Les menaces pèsent de plus en plus sur les TPE, les PME et les collectivités, qui sont plus vulnérables. Quelle est votre analyse ?

Il y a effectivement un angle mort de la cybersécurité constitué des TPE, PME, collectivités et hôpitaux, qui sont davantage attaquées aujourd'hui. Le rapport de l'ANSSI le montre bien : les trois quarts des déclarations d'incidents faites à l'ANSSI proviennent de ces acteurs. Deuxième effet, si les attaques sont un peu moins nombreuses, elles sont plus féroces, plus ciblées et donc avec des impacts plus lourds notamment en matière de fuites de données.
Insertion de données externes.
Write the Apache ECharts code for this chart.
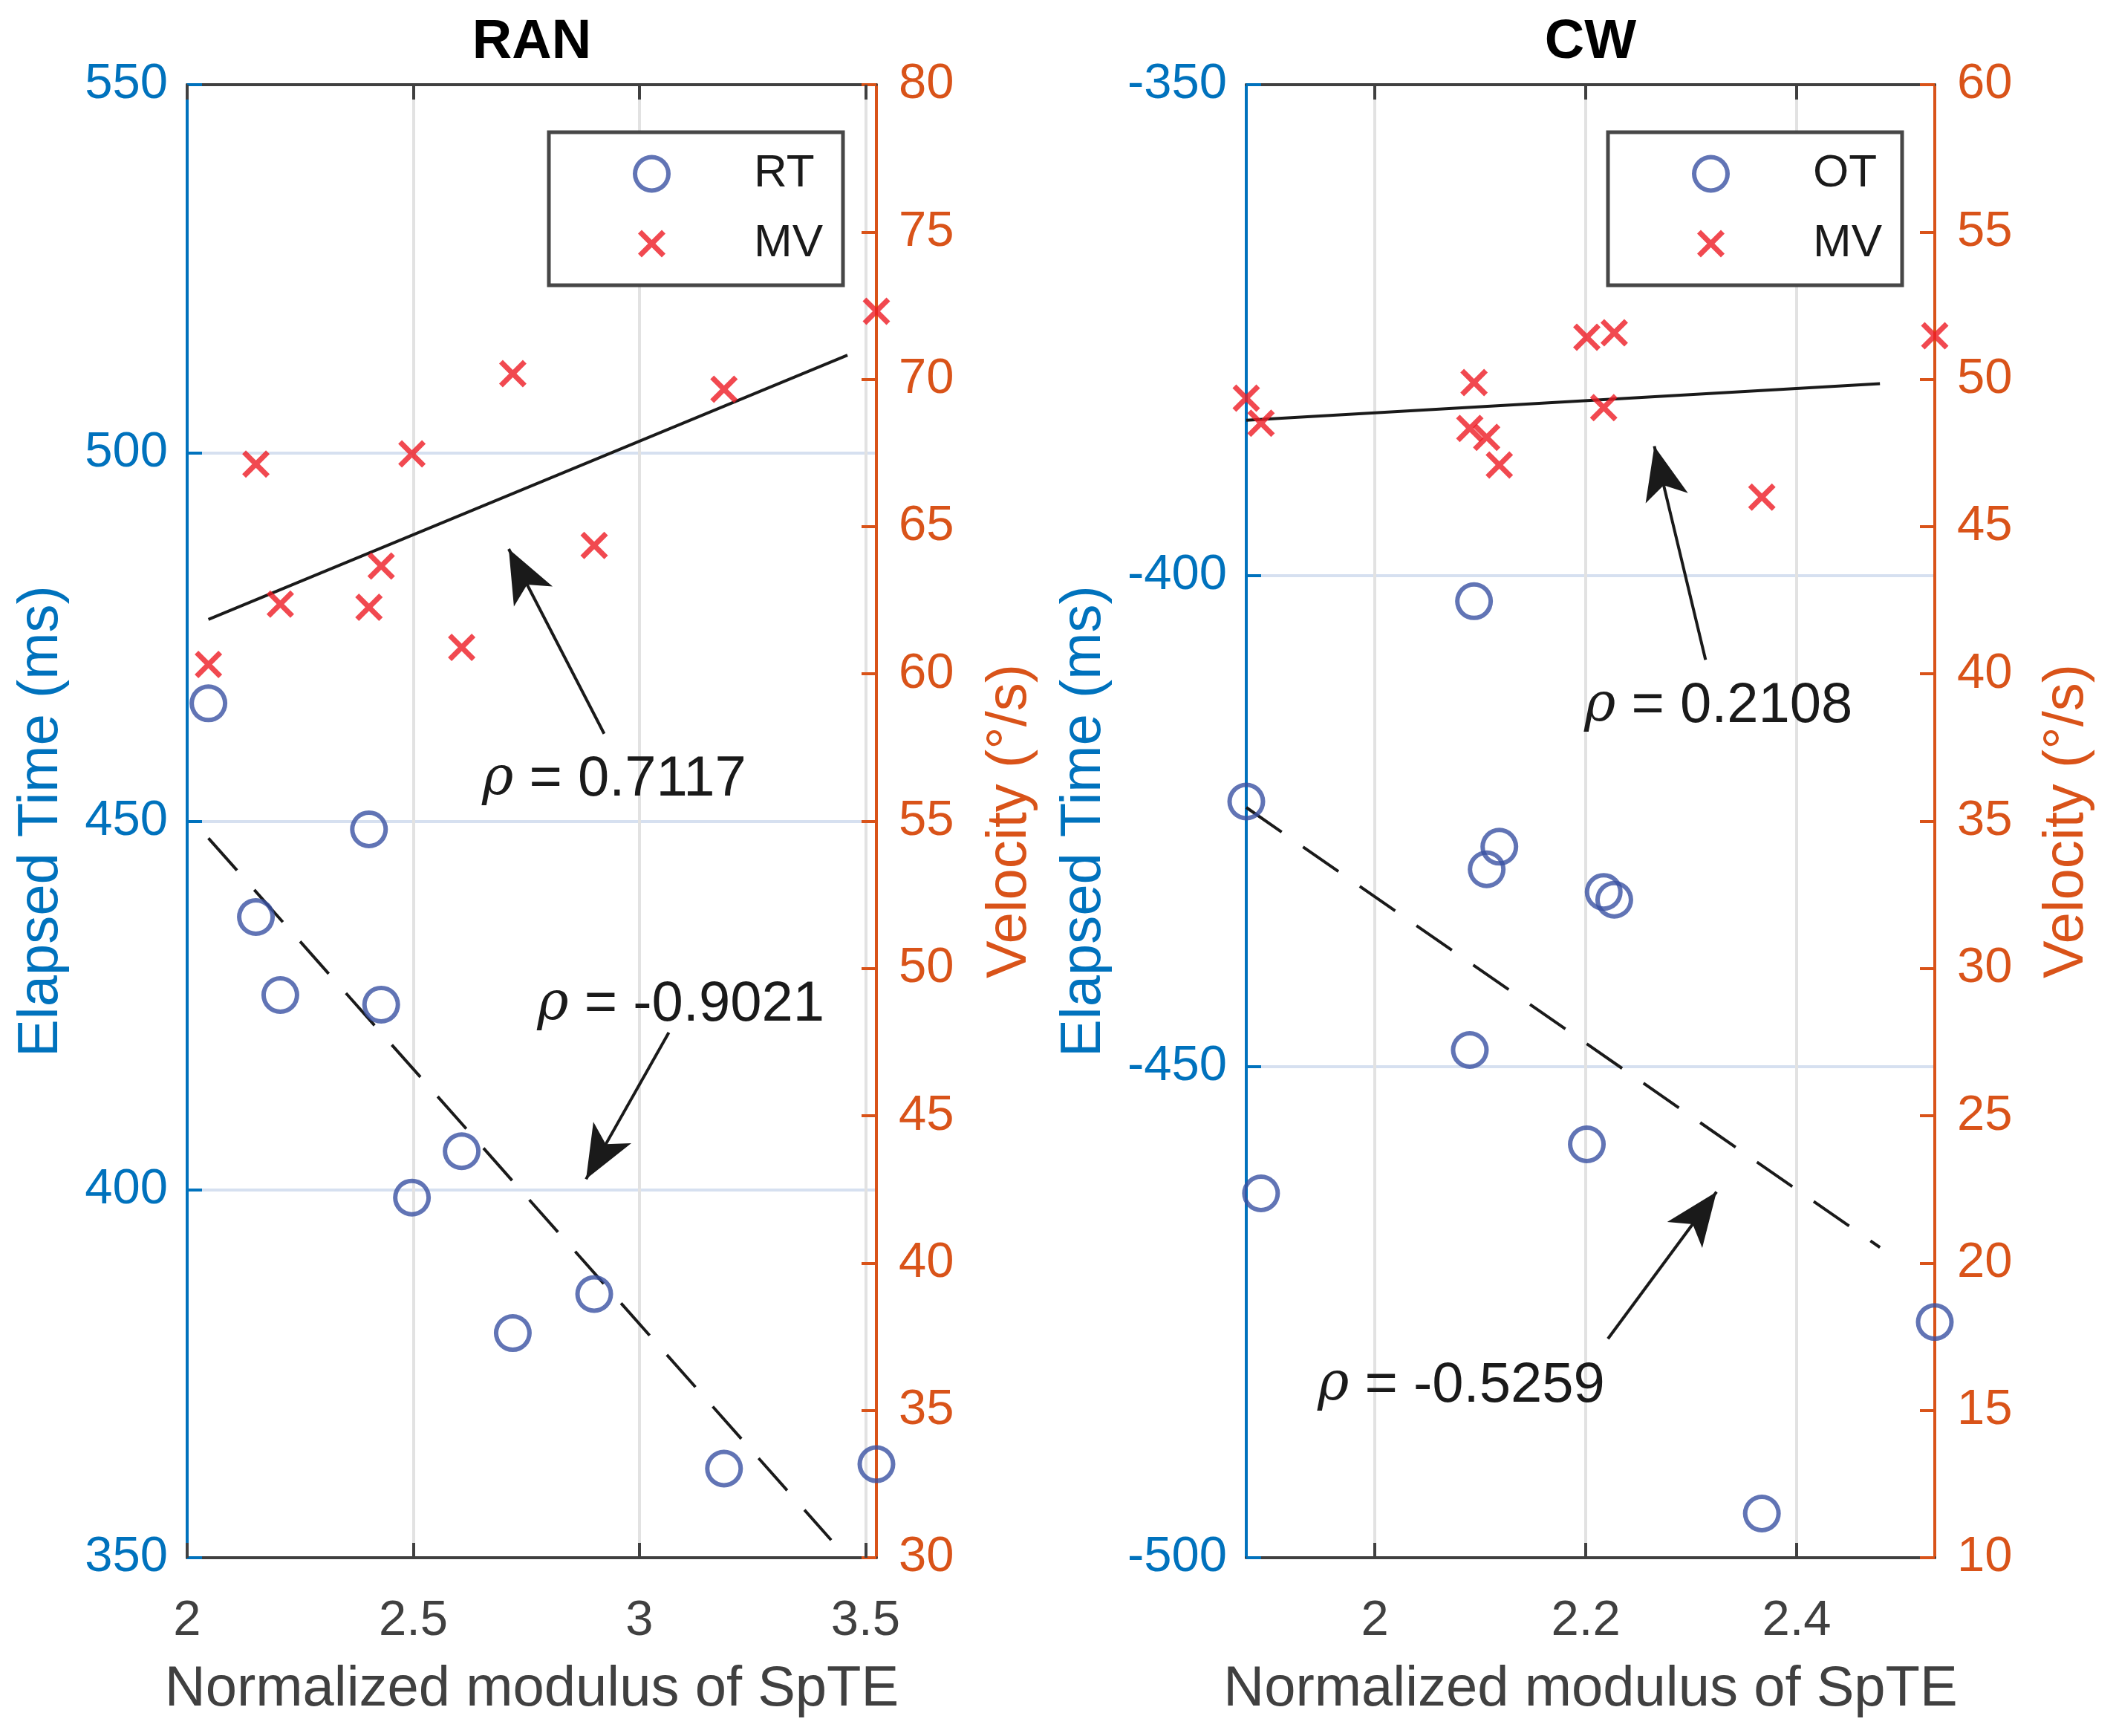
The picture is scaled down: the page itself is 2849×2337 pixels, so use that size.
<!DOCTYPE html>
<html><head><meta charset="utf-8">
<script src="https://cdn.jsdelivr.net/npm/echarts@6/dist/echarts.min.js"></script>
<style>html,body{margin:0;padding:0;background:#fff}#c{width:2849px;height:2337px}</style>
</head><body><div id="c"></div>
<script>
// ---------- data ----------
const ranX  = [2.047, 2.152, 2.206, 2.402, 2.429, 2.497, 2.607, 2.720, 2.900, 3.187, 3.524];
const ranRT = [466.0, 437.0, 426.4, 448.9, 425.1, 398.9, 405.2, 380.5, 385.8, 362.1, 362.7];
const ranMV = [60.32, 67.12, 62.37, 62.26, 63.66, 67.47, 60.90, 70.19, 64.36, 69.66, 72.31];

const cwX  = [1.878, 1.892, 2.090, 2.094, 2.106, 2.118, 2.201, 2.217, 2.227, 2.367, 2.531];
const cwOT = [-423.0, -462.9, -448.3, -402.6, -429.9, -427.6, -457.9, -432.2, -433.0, -495.5, -476.0];
const cwMV = [49.36, 48.51, 48.33, 49.89, 48.03, 47.09, 51.43, 49.04, 51.58, 46.00, 51.48];

// regression lines (end points)
const ranRTFitX = [2.047, 3.424], ranRTFitY = [447.7, 352.4];
const ranMVFitX = [2.047, 3.460], ranMVFitY = [61.85, 70.82];
const cwOTFitX  = [1.878, 2.479], cwOTFitY  = [-423.6, -468.4];
const cwMVFitX  = [1.878, 2.479], cwMVFitY  = [48.61, 49.85];

// annotation arrows [tail, tip] and text anchors
const ranMVArrow = [[2.922, 57.97], [2.711, 64.24]];
const ranRTArrow = [[3.065, 421.3], [2.882, 401.4]];
const cwMVArrow  = [[2.3136, 40.48], [2.265, 47.73]];
const cwOTArrow  = [[2.221, -477.7], [2.324, -462.75]];
const ranMVRho = {x: 2.652, y: 56.4, text: '0.7117'};
const ranRTRho = {x: 2.774, y: 425.0, text: '-0.9021'};
const cwMVRho  = {x: 2.1985, y: 38.9, text: '0.2108'};
const cwOTRho  = {x: 1.9457, y: -482.5, text: '-0.5259'};

// axes ticks
const ranXTicks = [2, 2.5, 3, 3.5];
const cwXTicks  = [2, 2.2, 2.4];
const ranXRange = [2, 3.524];
const cwXRange  = [1.878, 2.531];

const titles = ['RAN', 'CW'];
const xName = 'Normalized modulus of SpTE';
const yLeftName = 'Elapsed Time (ms)';
const yRightName = 'Velocity (°/s)';

// ---------- style ----------
const FONT = '"Liberation Sans", Arial, Helvetica, sans-serif';
const BLUE = '#0072BD', ORANGE = '#D95319', GRAY = '#404040';
const CIRC = '#3a51a3', CROSS = '#ED1C24', INK = '#1a1a1a';
// ring (outer 51, stroke 6) and cross (37 within a 51 box)
const ringPath = 'path://M0,25.5A25.5,25.5 0 1,0 51,25.5A25.5,25.5 0 1,0 0,25.5ZM6,25.5A19.5,19.5 0 1,1 45,25.5A19.5,19.5 0 1,1 6,25.5Z';
const crossPath = 'path://M-3.78,-3.78L-3.78,-3.78M23.78,23.78L23.78,23.78M0,2.7L2.7,0L10,7.3L17.3,0L20,2.7L12.7,10L20,17.3L17.3,20L10,12.7L2.7,20L0,17.3L7.3,10Z';
const SYM = 51;

const grids = [
  {left: 252, top: 114, width: 928, height: 1983},
  {left: 1678, top: 114, width: 927, height: 1983}
];

function zip(a, b) { return a.map((v, i) => [v, b[i]]); }

function xAxes(gi, range, ticks) {
  const fmt = v => ticks.some(t => Math.abs(t - v) < 1e-9) ? String(v) : '';
  return [{
    type: 'value', gridIndex: gi, position: 'bottom', min: range[0], max: range[1],
    name: xName, nameLocation: 'middle', nameGap: 140,
    nameTextStyle: {fontSize: 76, color: GRAY, fontFamily: FONT},
    axisLine: {show: true, lineStyle: {color: GRAY, width: 4}},
    axisTick: {show: true, inside: true, length: 20, customValues: ticks, lineStyle: {color: GRAY, width: 4}},
    axisLabel: {show: true, margin: 52, fontSize: 67, color: GRAY, fontFamily: FONT, customValues: ticks, formatter: fmt},
    splitLine: {show: true, lineStyle: {color: '#e2e2e2', width: 4}}
  }, {
    type: 'value', gridIndex: gi, position: 'top', min: range[0], max: range[1],
    axisLine: {show: true, lineStyle: {color: GRAY, width: 4}},
    axisTick: {show: true, inside: true, length: 20, customValues: ticks, lineStyle: {color: GRAY, width: 4}},
    axisLabel: {show: false}, splitLine: {show: false}
  }];
}

function yAxes(gi, lmin, lmax, rmin, rmax, lGap, rGap) {
  return [{
    type: 'value', gridIndex: gi, position: 'left', min: lmin, max: lmax, interval: 50,
    name: yLeftName, nameLocation: 'middle', nameGap: lGap,
    nameTextStyle: {fontSize: 76, color: BLUE, fontFamily: FONT},
    axisLine: {show: true, lineStyle: {color: BLUE, width: 4}},
    axisTick: {show: true, inside: true, length: 20, lineStyle: {color: BLUE, width: 4}},
    axisLabel: {margin: 26, fontSize: 67, color: BLUE, fontFamily: FONT},
    splitLine: {show: true, lineStyle: {color: '#d6e0f0', width: 4}}
  }, {
    type: 'value', gridIndex: gi, position: 'right', min: rmin, max: rmax, interval: 5,
    name: yRightName, nameLocation: 'middle', nameGap: rGap,
    nameTextStyle: {fontSize: 76, color: ORANGE, fontFamily: FONT},
    axisLine: {show: true, lineStyle: {color: ORANGE, width: 4}},
    axisTick: {show: true, inside: true, length: 20, lineStyle: {color: ORANGE, width: 4}},
    axisLabel: {margin: 30, fontSize: 67, color: ORANGE, fontFamily: FONT},
    splitLine: {show: false}
  }];
}

function circleSeries(name, xi, yi, xs, ys) {
  return {name, type: 'scatter', xAxisIndex: xi, yAxisIndex: yi, clip: false, z: 4,
    symbol: ringPath, symbolSize: SYM,
    itemStyle: {color: CIRC, borderWidth: 0},
    data: zip(xs, ys)};
}
function crossSeries(name, xi, yi, xs, ys) {
  return {name, type: 'scatter', xAxisIndex: xi, yAxisIndex: yi, clip: false, z: 4,
    symbol: crossPath, symbolSize: SYM,
    itemStyle: {color: CROSS, borderWidth: 0},
    data: zip(xs, ys)};
}
function fitSeries(name, xi, yi, xs, ys, dashed, arrow, rho) {
  return {name, type: 'line', xAxisIndex: xi, yAxisIndex: yi, z: 3, showSymbol: false, symbol: 'none',
    clip: false, silent: true,
    lineStyle: {color: INK, width: 4, type: dashed ? [58, 35] : 'solid'},
    data: zip(xs, ys),
    markLine: {silent: true, symbol: ['none', 'arrow'], symbolSize: [44, 72],
      label: {show: false}, lineStyle: {color: INK, width: 4, type: 'solid'},
      data: [[{coord: arrow[0]}, {coord: arrow[1]}]]},
    markPoint: {silent: true, symbol: 'circle', symbolSize: 0,
      itemStyle: {color: 'rgba(0,0,0,0)'},
      label: {show: true, position: 'right', distance: 0, fontSize: 76, color: INK, fontFamily: FONT,
        formatter: '{i|ρ} = ' + rho.text,
        rich: {i: {fontStyle: 'italic', fontFamily: '"DejaVu Serif", serif', fontSize: 72, color: INK}}},
      data: [{coord: [rho.x, rho.y]}]}
  };
}

function legend(left, first) {
  return {
    orient: 'vertical', left: left, top: 178,
    backgroundColor: '#fff', borderColor: '#474747', borderWidth: 5, borderRadius: 0,
    padding: [25, 27, 25, 113], itemWidth: SYM, itemHeight: SYM, itemGap: 32,
    textStyle: {fontSize: 62, color: INK, fontFamily: FONT, padding: [0, 0, 0, 107]},
    selectedMode: false,
    data: [first, 'MV']
  };
}

const chart = echarts.init(document.getElementById('c'), null, {renderer: 'canvas'});
chart.setOption({
  animation: false,
  backgroundColor: '#fff',
  grid: grids,
  xAxis: [...xAxes(0, ranXRange, ranXTicks), ...xAxes(1, cwXRange, cwXTicks)],
  yAxis: [...yAxes(0, 350, 550, 30, 80, 158, 142), ...yAxes(1, -500, -350, 10, 60, 180, 140)],
  legend: [legend(739, 'RT'), legend(2165, 'OT')],
  graphic: titles.map((t, i) => ({
    type: 'text', x: grids[i].left + grids[i].width / 2, y: 58,
    style: {text: t, font: 'bold 74px ' + FONT, fill: '#000', align: 'center', verticalAlign: 'middle',
      textAlign: 'center', textVerticalAlign: 'middle'}
  })),
  series: [
    fitSeries('fitRanMV', 0, 1, ranMVFitX, ranMVFitY, false, ranMVArrow, ranMVRho),
    fitSeries('fitRanRT', 0, 0, ranRTFitX, ranRTFitY, true, ranRTArrow, ranRTRho),
    circleSeries('RT', 0, 0, ranX, ranRT),
    crossSeries('MV', 0, 1, ranX, ranMV),
    fitSeries('fitCwMV', 2, 3, cwMVFitX, cwMVFitY, false, cwMVArrow, cwMVRho),
    fitSeries('fitCwOT', 2, 2, cwOTFitX, cwOTFitY, true, cwOTArrow, cwOTRho),
    circleSeries('OT', 2, 2, cwX, cwOT),
    crossSeries('MV', 2, 3, cwX, cwMV)
  ]
});
</script></body></html>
Les chiffres de la CNIL sont intéressants :  il y a 4.700 fuites de données notifiées à la CNIL en 2022. Soit treize fuites de données par jour, dont une majorité sont d'origine malveillante. Les fuites de données occasionnent une perte d'image considérable...

Dernier point, l'Ukraine où finalement il n'y a pas eu de Pearl Harbor. Mais avez-vous constaté un bouleversement ?

Il n'y a pas eu le niveau d'attaque que certains attendaient même s'il y a eu de nombreuses perturbations. La situation en Ukraine illustre bien le continuum entre sécurité et défense avec des cyberattaques contre les infrastructures privées, comme celles des transports et de l'énergie. La question est de savoir si c'est un échec russe ou si c'est un succès ukrainien. Sans doute un peu des deux.

C'est certainement un succès des Américains qui ont beaucoup aidé les Ukrainiens...

...Exactement, je crois beaucoup à ce constat. Nous avons la chance d'accueillir le patron de l'armée cyber ukrainienne au FIC. On peut noter qu'il n'est pas général mais CEO. Les capacités cyber militaires ukrainiennes étant limitées, ils ont aggloméré toutes leurs compétences civiles pour monter une IT Army. Les Ukrainiens sont réputés être très bons et créatifs en cyber. Cela montre bien que la mobilisation nationale est la condition de l'efficacité.